Rosalee McCullough died in June at 89 at the family’s home on Martha's Vineyard, Massachusetts, where she had grown up. He had met Rosalee Barnes at a dance in Pittsburgh when they were teenagers, and they married in 1954.

In addition to his daughter Dorie, he is survived by another daughter, Melissa McDonald; three sons, David Jr., William and Geoffrey; a brother, George; 19 grandchildren; and two great-grandchildren.

Over the next decades he published 11 more books, including, besides those mentioned above, “Brave Companions: Portraits in History,” a collection of his essays; “1776,” which dealt specifically with the U.S. military under George Washington and which complemented the John Adams book; and “In the Dark Streets Shineth: A 1941 Christmas Eve Story,” about the message of hope that Franklin D. Roosevelt and Winston Churchill sent forth when they met soon after Pearl Harbor.

In 2011 came “The Greater Journey,” a lushly illustrated book about Americans in Paris beginning in 1830. It did not fare so well with critics.
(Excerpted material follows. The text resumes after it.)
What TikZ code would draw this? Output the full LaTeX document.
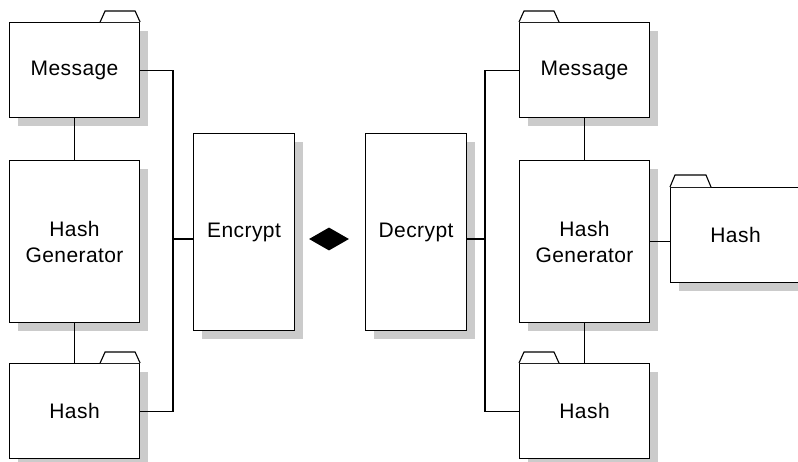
\documentclass[tikz,border=0pt]{standalone}
\usepackage{fontspec}
\setmainfont{Liberation Sans}[LetterSpace=2]
\usetikzlibrary{shapes.geometric,shadows}
\definecolor{shadowgray}{HTML}{CBCBCB}
\tikzset{
  conn/.style={line width=1.1pt, black},
  box/.style={draw=black, line width=1.1pt, fill=white, rectangle, inner sep=0pt,
    anchor=north west, align=center, font=\fontsize{21}{26}\selectfont,
    general shadow={fill=shadowgray, shadow xshift=8pt, shadow yshift=-8pt}},
  folder/.style={box, minimum width=130pt, minimum height=95pt},
  tall/.style={box, minimum width=130pt, minimum height=162pt},
  crypt/.style={box, minimum width=101pt, minimum height=197pt},
  tab/.style={draw=black, line width=1.1pt, fill=white, line join=miter},
}
\begin{document}
\begin{tikzpicture}[x=1pt, y=-1pt]
\useasboundingbox (0,0) rectangle (798,461);
\clip (0,0) rectangle (798,461);
% left column
\node[folder] (m1) at (9,22) {Message};
\draw[tab] (m1.north east) ++(-40,0) -- ++(5,-11) -- ++(30,0) -- ++(5,11);
\node[tall] (g1) at (9,160) {Hash\\Generator};
\node[folder] (h1) at (9,363) {Hash};
\draw[tab] (h1.north east) ++(-40,0) -- ++(5,-11) -- ++(30,0) -- ++(5,11);
% middle
\node[crypt] (enc) at (193,133) {Encrypt};
\node[diamond, fill=black, draw=none, minimum width=40pt, minimum height=23pt, inner sep=0pt] (dia) at (329,239) {};
\node[crypt] (dec) at (365,133) {Decrypt};
% right column
\node[folder] (m2) at (519,22) {Message};
\draw[tab] (m2.north west) -- ++(5,-11) -- ++(30,0) -- ++(5,11);
\node[tall] (g2) at (519,160) {Hash\\Generator};
\node[folder] (h2) at (519,363) {Hash};
\draw[tab] (h2.north west) -- ++(5,-11) -- ++(30,0) -- ++(5,11);
\node[folder] (h3) at (670,187) {Hash};
\draw[tab] (h3.north west) -- ++(5,-12) -- ++(31,0) -- ++(5,12);
% buses
\coordinate (busL) at (173,0);
\coordinate (busR) at (485,0);
% connectors left
\draw[conn] (m1) -- (g1);
\draw[conn] (g1) -- (h1);
\draw[conn] (m1.east) -- (m1.east -| busL) -- (h1.east -| busL) -- (h1.east);
\draw[conn] (dia -| busL) -- (dia -| enc.west);
% connectors right
\draw[conn] (m2) -- (g2);
\draw[conn] (g2) -- (h2);
\draw[conn] (m2.west) -- (m2.west -| busR) -- (h2.west -| busR) -- (h2.west);
\draw[conn] (dia -| dec.east) -- (dia -| busR);
\draw[conn] (g2.east) -- (g2.east -| h3.west);
\end{tikzpicture}
\end{document}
Janet Maslin of the Times wrote that McCullough had trouble finding a unifying theme and thus ended up with “space-filling observations” and uncharacteristically awkward juxtapositions.

He followed “The Greater Journey” with “The Wright Brothers” (2015); “The American Spirit: Who We Are and What We Stand For (2017); and his most recent book, published in 2019, “The Pioneers: The Heroic Story of the Settlers Who Brought the American Ideal West,” which provoked sharply critical reviews in the Times and The Washington Post as part of a wider controversy. “A new generation of historians, scholars and activists took to social media to accuse McCullough of romanticizing white settlement and downplaying the pain inflicted on Native Americans,” wrote The Associated Press.

Such complaints as there were about his earlier works often had to do with his obvious affection for the subjects he chose. “Truman,” for instance, helped change history’s opinion of the man for the better; it did not bring an independent point of view to the bombing of Hiroshima and Nagasaki, ordered by Truman. But then, McCullough made no secret of his admiration for men and women who were known not only for achievement but also for their courage and independence, and for principles that put the greater good above personal ambition.

McCullough was often held up as an exemplar of solid values. He received many awards from professional historical societies and some 40 honorary doctorates. In 2006, he received the Presidential Medal of Freedom.

In 2003, he was chosen by the National Endowment for the Humanities to deliver the prestigious Jefferson Lecture in the Humanities in Washington. He spoke of the founders’ notion of the pursuit of happiness — which, he said, did not mean “long vacations or material possessions or ease.” Rather, he said, “as much as anything it meant the life of the mind and spirit.”

“It meant education,” he added, “and the love of learning, the freedom to think for oneself.”

Personally, he said: “The reward of the work has always been the work itself, and more so the longer I’ve been at it. The days are never long enough, and I’ve kept the most interesting company imaginable with people long gone.”